恋愛感情や劣情、性欲などを嫌悪している椎名と、椎名に惹かれていることを自覚してから彼が欲しくてたまらない沢田。
この二人の立ち位置の違いが関係を難しくしていき、そしてどのように折り合いをつけていくかというお話でした。
お話自体は好きなのですが、なんでしょう、読んでいて妙に文章が駆け足に感じます。
しかも学生時代の正義感あふれた行動が攻め視点であるために自身で語られ、自画自賛のように感じてしまいなんとも座りが悪かったです。
この辺りは読後もひじょうにもやもやさせられました。
もともと攻め視点は大好きなのですが、こういう行動の時は難しいのだなぁと思いましたね。
ただそういった中学時代のことが徐々に書かれなくなり、現在の二人の様子にシフトするとすごく良かったです。
特に沢田が椎名へ決断を迫る辺りから、沢田の出来杉君な姿が無くなり腹の中のドロドロしたものが出てきて、またその行動やその後の椎名の様子など、吉田ナツさんすごいなと素直に感じる展開でした。
先に書いたように北畠さんの挿絵がもう本当に良くて、二人の体格差もたまりませんし、椎名の時間を止めてしまった内面がひじょうに表れていました。
可愛らしくてたまらなく愛しくなります。
私の一番好きな設定はコレだ!
ってドーンと言い切れるお話。
同級生が、
お互いの感情がなんであるか、名付けられずにすれ違うけど、
これは恋だと気付いて
その感情を受け止めて
成就する。
私の一番好きなBLの醍醐味の、この、自分の中にある感情が、恋であり、欲情であるのを認めるのに葛藤するって所が余すところなく書き表されている。
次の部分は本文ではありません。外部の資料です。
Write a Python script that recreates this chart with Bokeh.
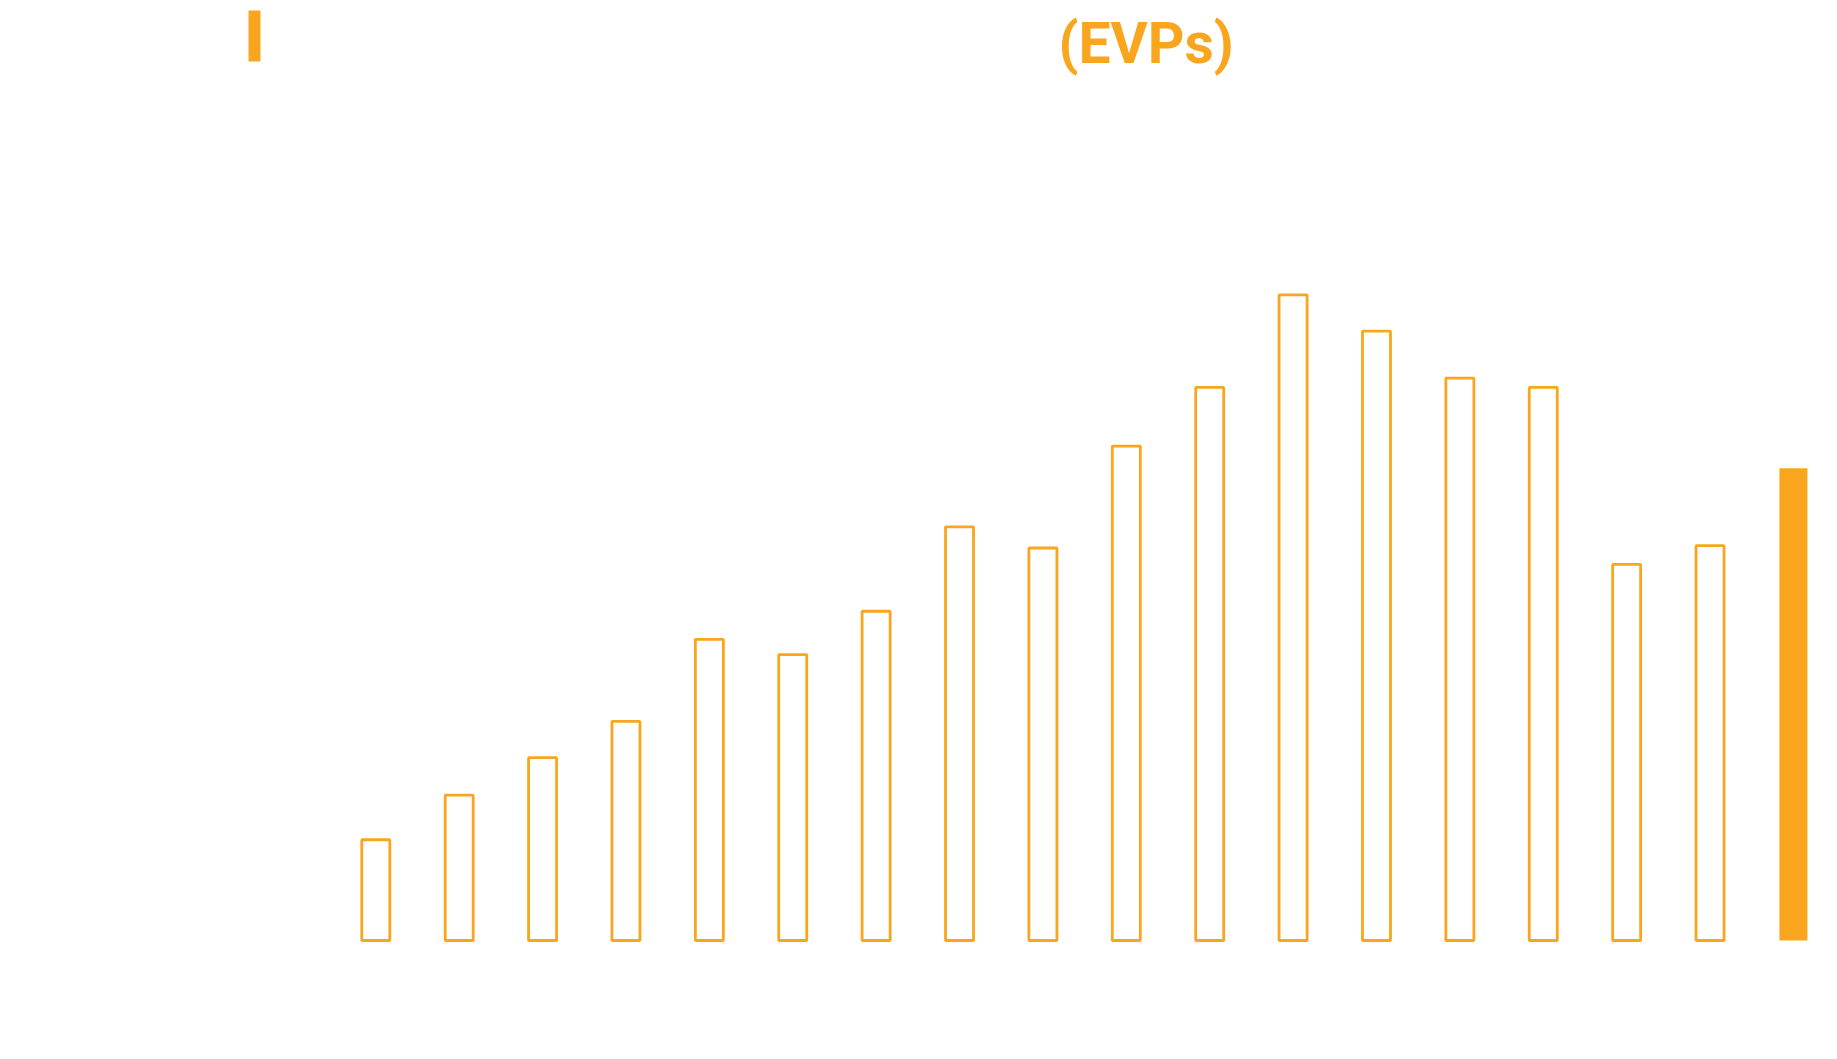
from bokeh.plotting import figure
from bokeh.models import Range1d
from bokeh.core.properties import value
from bokeh.embed import file_html
from bokeh.resources import INLINE

# ---- data (axis labels are not visible) ----
bar_values = [8.6, 12.4, 15.6, 18.7, 25.7, 24.4, 28.1, 35.3, 33.5,
              42.2, 47.2, 55.1, 52.0, 48.0, 47.2, 32.1, 33.7, 40.3]
bar_index = list(range(len(bar_values)))
highlighted = [False] * 17 + [True]
title_tag = "(EVPs)"

ORANGE = "#F9A61E"

# ---- layout ----
W, H = 1821, 1040
X0_PX = 375.3      # canvas x of first bar centre
PX_PER_X = 83.39   # pixels per bar slot
BASE_PX = 940.0    # canvas y of the zero line
PX_PER_Y = 11.717  # pixels per value unit


def sx(px):
    return (px - X0_PX) / PX_PER_X


def sy(py):
    return (BASE_PX - py) / PX_PER_Y


p = figure(width=W, height=H, output_backend="svg", toolbar_location=None,
           x_range=Range1d(sx(0), sx(W)), y_range=Range1d(sy(H), sy(0)),
           x_axis_location=None, y_axis_location=None,
           min_border=0, min_border_left=0, min_border_right=0,
           min_border_top=0, min_border_bottom=0)
p.outline_line_color = None
p.xgrid.visible = False
p.ygrid.visible = False
p.background_fill_color = "white"
p.border_fill_color = "white"

plain_x = [i for i, h in zip(bar_index, highlighted) if not h]
plain_v = [v for v, h in zip(bar_values, highlighted) if not h]
hi_x = [i for i, h in zip(bar_index, highlighted) if h]
hi_v = [v for v, h in zip(bar_values, highlighted) if h]

p.vbar(x=plain_x, top=plain_v, bottom=0, width=0.336,
       fill_color="white", line_color=ORANGE, line_width=2.8)
p.vbar(x=hi_x, top=hi_v, bottom=0, width=0.336,
       fill_color=ORANGE, line_color=None)

# title accent mark and tag
p.quad(left=[sx(248)], right=[sx(260)], top=[sy(10)], bottom=[sy(61)],
       fill_color=ORANGE, line_color=None)
p.text(x=[sx(1058)], y=[sy(43)], text=[title_tag],
       text_font=value("Roboto"), text_font_style="bold",
       text_font_size="57px", text_color=ORANGE,
       text_align="left", text_baseline="alphabetic")

open("out.html", "w").write(file_html(p, INLINE))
エチシーンのバリエーションも濃度も、適度に豊富で適温の甘さ。
物語を象徴する小道具が「アクアリウム」っていうのもわかりやすいし、
挿絵のキャラもイメージ通りで、シーンも適切。
私の好きなのはコレですって、自信を持って紹介できる。
ただ、あまりにも好みにピッタリすぎて、逆に神評価にはしにくい感じ。
話自体は好きで「萌×2」相当なんですが、個人的地雷が埋まってた(地雷は通常は回避しますが、他の方のレビューでは誰一人その事に触れていない為に回避出来なかった)為、一段階落として「萌」評価です。
その地雷とは
「攻めが彼女持ち」
自分以外にもこの設定が地雷の人が絶対にいると思うんですが…
攻め・沢田が受け・椎名への気持ちを自覚した時点であっさりと別れるんですけどね。
その彼女も全く嫌なタイプではないのですが。
その彼女は彼女である必要性を殆ど感じなかったから(彼女設定ではなく数人のキャラに分担させれば良い役割だと思った)彼女持ち設定は邪魔なだけでした。
(彼女の性格が悪かったり、彼女である必要性があるような話だったら評価は中立以下になっていたのですが。)
あと攻めには「彼女」がいた一方、受けは攻め以外の「男」に狙われる、というのもちょっと苦手です。
攻めも受けも同じ「男」なのに…
話自体は攻め視点でさらっと読めました(個人的に攻め視点好きなんです)
結局すれ違いながらも攻めも受けもお互いがお互いを必要としている感じで良かったです。
それだけに地雷がなければもっと良かったのに…自分の我儘なんですけどね。
「攻め彼女持ち」設定が嫌いでなければお勧めの話だと思います。